#### [EXERCISE]
Copy each line below in which the string "this" occurs.

#### [GIVEN INFORMATION]

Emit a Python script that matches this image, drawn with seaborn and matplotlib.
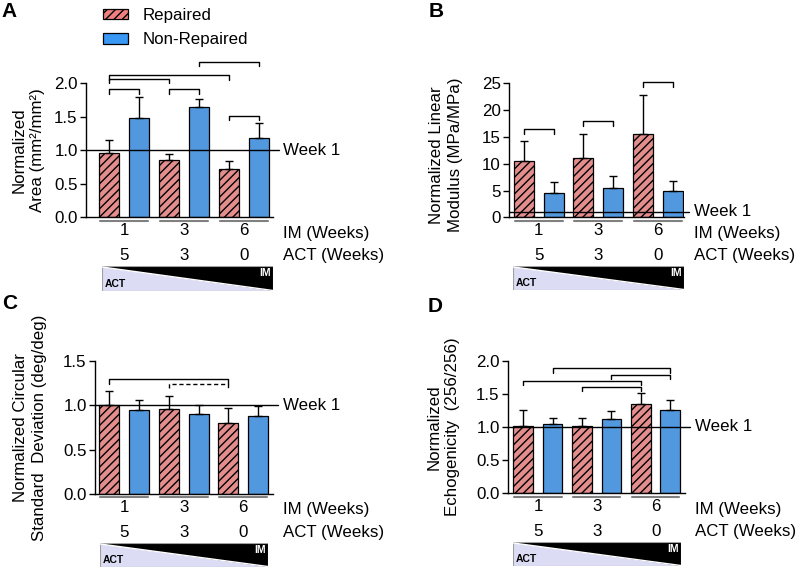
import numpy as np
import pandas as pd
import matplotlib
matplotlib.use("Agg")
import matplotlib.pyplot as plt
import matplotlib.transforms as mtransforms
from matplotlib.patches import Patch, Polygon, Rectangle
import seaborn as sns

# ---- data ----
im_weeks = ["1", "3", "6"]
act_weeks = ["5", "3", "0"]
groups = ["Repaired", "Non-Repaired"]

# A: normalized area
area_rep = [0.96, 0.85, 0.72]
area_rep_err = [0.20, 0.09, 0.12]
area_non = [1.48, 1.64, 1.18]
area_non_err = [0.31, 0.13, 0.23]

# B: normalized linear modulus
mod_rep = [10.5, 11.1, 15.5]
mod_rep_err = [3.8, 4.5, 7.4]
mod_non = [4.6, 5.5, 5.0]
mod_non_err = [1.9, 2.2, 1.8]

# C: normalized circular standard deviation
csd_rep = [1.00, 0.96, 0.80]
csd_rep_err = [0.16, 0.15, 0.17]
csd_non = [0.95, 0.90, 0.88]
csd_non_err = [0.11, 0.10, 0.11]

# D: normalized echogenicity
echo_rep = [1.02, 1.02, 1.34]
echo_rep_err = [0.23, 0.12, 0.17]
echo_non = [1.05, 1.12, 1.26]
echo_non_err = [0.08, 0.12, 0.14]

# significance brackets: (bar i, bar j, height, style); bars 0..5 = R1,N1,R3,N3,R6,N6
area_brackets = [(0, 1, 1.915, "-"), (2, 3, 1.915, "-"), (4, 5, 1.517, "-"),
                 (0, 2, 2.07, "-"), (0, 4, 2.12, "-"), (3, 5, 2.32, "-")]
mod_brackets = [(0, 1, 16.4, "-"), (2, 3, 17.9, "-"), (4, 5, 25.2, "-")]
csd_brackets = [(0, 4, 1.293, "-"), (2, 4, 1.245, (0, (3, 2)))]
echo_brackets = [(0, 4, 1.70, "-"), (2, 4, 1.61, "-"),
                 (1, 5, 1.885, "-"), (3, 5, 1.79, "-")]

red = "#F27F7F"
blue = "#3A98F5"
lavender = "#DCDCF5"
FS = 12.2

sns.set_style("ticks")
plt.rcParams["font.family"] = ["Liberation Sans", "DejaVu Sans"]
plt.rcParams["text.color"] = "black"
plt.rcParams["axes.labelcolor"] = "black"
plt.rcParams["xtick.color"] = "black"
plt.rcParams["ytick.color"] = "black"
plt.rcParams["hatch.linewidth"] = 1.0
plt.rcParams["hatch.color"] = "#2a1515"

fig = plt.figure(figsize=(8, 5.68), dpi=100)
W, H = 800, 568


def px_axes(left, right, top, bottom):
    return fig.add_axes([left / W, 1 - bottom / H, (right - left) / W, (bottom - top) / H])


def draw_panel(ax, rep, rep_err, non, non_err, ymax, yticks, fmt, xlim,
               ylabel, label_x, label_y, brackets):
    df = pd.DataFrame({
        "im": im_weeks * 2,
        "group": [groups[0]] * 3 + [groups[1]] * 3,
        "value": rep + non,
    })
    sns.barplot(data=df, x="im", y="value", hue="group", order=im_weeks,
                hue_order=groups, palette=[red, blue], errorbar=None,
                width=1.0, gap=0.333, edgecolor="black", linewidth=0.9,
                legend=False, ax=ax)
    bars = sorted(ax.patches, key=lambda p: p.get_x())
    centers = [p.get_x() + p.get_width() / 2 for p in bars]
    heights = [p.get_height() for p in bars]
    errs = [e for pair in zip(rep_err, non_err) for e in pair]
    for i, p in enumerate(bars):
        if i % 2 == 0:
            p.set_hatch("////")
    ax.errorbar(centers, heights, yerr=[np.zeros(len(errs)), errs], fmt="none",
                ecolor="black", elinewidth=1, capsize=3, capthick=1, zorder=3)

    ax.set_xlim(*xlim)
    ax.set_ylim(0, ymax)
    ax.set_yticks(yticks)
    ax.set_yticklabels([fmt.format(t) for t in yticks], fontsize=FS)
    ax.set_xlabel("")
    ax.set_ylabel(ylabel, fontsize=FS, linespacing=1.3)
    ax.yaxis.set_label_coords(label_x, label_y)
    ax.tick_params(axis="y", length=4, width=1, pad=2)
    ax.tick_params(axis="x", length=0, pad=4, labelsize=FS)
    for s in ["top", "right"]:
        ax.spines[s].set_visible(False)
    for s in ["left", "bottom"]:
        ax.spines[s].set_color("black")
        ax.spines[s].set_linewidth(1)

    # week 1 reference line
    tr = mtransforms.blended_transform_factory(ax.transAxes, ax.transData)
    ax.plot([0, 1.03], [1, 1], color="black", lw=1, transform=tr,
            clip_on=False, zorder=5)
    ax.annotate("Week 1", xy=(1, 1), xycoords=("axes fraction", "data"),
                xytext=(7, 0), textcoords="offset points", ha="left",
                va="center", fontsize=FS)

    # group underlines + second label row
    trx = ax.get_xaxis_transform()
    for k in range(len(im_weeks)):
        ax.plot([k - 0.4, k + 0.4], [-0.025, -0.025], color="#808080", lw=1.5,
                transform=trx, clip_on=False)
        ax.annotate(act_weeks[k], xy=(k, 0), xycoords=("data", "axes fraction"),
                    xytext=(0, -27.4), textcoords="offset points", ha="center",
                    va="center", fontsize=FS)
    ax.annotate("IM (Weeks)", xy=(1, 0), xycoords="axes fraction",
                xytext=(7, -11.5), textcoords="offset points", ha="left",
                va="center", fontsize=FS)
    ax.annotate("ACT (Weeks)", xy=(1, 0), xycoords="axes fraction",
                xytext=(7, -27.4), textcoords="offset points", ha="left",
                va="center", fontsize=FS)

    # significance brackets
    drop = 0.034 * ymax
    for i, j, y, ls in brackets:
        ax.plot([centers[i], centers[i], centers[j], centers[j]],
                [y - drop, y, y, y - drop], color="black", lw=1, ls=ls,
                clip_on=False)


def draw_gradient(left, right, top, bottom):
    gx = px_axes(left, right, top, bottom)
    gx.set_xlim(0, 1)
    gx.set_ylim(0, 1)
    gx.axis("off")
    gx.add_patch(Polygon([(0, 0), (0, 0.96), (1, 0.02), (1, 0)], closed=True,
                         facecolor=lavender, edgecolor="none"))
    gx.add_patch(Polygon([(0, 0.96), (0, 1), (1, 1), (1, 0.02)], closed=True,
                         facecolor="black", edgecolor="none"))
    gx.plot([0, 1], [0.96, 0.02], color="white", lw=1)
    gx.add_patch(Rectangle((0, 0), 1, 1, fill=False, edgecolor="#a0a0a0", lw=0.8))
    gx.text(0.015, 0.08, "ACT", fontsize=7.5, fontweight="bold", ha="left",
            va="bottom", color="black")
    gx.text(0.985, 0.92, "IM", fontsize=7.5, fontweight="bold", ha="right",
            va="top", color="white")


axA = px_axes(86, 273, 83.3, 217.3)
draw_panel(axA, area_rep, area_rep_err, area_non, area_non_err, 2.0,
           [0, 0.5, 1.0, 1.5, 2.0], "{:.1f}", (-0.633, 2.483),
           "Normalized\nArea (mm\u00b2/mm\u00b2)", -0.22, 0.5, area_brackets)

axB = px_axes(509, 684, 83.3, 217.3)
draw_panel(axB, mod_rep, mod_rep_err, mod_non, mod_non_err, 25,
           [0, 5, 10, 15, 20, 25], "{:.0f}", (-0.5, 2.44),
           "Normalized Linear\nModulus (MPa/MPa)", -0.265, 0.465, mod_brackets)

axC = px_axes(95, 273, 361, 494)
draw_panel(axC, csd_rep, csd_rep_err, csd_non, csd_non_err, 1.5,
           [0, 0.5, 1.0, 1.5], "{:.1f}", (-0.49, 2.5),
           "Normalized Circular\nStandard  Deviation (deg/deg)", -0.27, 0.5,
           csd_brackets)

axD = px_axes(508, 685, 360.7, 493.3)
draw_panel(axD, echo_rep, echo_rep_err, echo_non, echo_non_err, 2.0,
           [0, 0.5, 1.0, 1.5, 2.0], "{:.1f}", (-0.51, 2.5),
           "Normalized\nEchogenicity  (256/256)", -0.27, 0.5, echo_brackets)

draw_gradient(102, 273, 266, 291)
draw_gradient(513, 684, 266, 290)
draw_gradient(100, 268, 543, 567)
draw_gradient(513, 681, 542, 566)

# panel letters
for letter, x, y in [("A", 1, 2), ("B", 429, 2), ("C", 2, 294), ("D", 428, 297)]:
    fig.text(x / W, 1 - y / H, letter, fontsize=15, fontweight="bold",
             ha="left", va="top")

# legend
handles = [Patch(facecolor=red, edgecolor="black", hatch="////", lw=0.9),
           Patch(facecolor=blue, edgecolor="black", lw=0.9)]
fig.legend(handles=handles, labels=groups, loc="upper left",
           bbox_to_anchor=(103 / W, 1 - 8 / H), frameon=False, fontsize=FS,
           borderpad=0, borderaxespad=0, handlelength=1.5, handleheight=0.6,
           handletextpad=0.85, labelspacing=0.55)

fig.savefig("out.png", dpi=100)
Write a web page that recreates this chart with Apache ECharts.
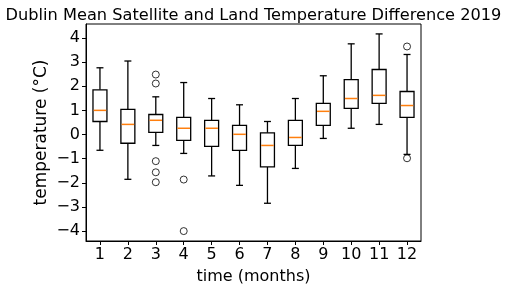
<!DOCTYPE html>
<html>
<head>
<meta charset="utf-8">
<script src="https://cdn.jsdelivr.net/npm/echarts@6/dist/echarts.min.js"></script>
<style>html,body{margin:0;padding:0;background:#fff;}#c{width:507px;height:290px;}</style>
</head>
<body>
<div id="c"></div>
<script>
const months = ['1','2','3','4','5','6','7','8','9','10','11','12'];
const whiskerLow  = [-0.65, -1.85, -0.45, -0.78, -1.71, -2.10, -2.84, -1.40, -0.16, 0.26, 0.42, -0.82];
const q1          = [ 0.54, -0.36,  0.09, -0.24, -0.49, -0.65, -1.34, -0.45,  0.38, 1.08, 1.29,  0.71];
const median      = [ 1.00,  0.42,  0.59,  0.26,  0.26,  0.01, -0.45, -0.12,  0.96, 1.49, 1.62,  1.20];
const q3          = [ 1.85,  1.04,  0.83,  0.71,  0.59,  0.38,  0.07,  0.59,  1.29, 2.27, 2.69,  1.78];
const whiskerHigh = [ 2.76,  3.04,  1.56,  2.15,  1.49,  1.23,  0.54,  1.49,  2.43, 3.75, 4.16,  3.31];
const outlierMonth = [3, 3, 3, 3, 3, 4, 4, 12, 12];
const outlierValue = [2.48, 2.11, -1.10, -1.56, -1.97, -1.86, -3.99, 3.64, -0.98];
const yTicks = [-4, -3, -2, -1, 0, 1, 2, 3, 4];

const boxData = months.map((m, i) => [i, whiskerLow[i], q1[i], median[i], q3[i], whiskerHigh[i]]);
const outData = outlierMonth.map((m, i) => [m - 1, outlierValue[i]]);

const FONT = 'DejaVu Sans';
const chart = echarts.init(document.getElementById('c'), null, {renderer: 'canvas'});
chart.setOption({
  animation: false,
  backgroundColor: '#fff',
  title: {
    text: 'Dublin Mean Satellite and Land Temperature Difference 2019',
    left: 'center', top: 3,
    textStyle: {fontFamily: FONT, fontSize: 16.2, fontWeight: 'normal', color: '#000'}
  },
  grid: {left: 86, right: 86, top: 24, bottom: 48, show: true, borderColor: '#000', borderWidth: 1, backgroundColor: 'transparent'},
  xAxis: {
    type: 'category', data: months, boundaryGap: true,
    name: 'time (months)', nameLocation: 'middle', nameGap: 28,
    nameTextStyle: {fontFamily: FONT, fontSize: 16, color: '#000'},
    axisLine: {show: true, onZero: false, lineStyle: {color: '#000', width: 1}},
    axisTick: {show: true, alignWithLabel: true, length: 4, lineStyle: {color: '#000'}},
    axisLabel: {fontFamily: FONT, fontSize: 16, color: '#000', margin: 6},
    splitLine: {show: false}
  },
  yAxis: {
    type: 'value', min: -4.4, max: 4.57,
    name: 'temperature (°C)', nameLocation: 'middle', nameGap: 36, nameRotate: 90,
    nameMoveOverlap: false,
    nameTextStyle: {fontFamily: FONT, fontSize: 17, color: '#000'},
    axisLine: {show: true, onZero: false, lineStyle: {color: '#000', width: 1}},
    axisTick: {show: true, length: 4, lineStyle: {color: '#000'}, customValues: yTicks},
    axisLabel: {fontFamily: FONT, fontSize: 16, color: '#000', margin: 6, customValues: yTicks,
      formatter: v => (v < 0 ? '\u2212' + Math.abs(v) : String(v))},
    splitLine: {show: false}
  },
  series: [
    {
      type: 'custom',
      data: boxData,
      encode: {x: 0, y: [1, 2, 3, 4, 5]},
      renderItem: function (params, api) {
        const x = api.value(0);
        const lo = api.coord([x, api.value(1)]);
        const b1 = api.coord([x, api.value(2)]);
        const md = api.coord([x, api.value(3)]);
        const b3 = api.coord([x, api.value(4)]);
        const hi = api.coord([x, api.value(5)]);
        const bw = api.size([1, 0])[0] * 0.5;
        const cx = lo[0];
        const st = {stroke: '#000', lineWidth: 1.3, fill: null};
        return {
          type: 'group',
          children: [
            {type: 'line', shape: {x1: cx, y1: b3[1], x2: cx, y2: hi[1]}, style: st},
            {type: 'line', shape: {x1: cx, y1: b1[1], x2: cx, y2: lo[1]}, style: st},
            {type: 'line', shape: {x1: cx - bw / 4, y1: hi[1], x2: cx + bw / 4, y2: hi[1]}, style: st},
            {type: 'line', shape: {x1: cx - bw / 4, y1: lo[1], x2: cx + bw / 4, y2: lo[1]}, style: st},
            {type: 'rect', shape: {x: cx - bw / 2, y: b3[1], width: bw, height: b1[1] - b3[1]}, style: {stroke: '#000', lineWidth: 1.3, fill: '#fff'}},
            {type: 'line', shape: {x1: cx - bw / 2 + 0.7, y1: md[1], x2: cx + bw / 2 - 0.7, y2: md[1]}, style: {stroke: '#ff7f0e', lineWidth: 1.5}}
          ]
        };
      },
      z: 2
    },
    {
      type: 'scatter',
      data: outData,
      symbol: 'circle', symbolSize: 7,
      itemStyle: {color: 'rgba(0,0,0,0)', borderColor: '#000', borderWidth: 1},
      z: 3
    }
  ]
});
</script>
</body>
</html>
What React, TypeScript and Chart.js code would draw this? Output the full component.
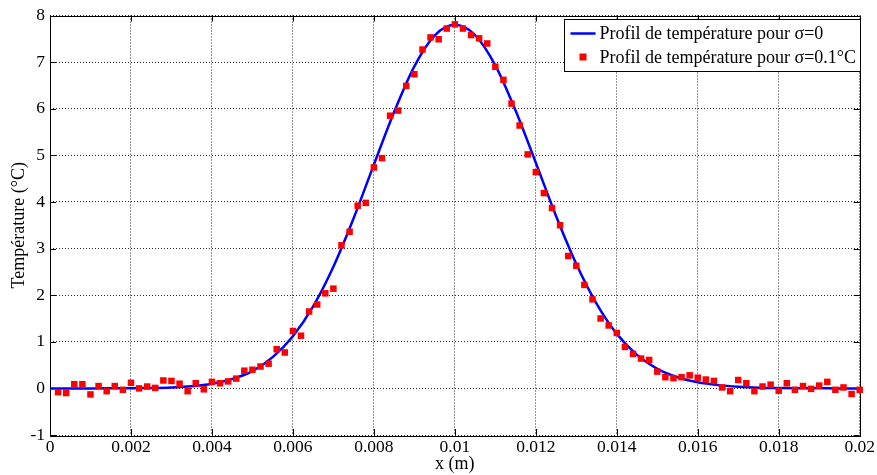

#### [SOLUTION]
Emit a Python script that matches this image, drawn with seaborn and matplotlib.
Write a web page that recreates this chart with Apache ECharts.
What React, TypeScript and Chart.js code would draw this? Output the full component.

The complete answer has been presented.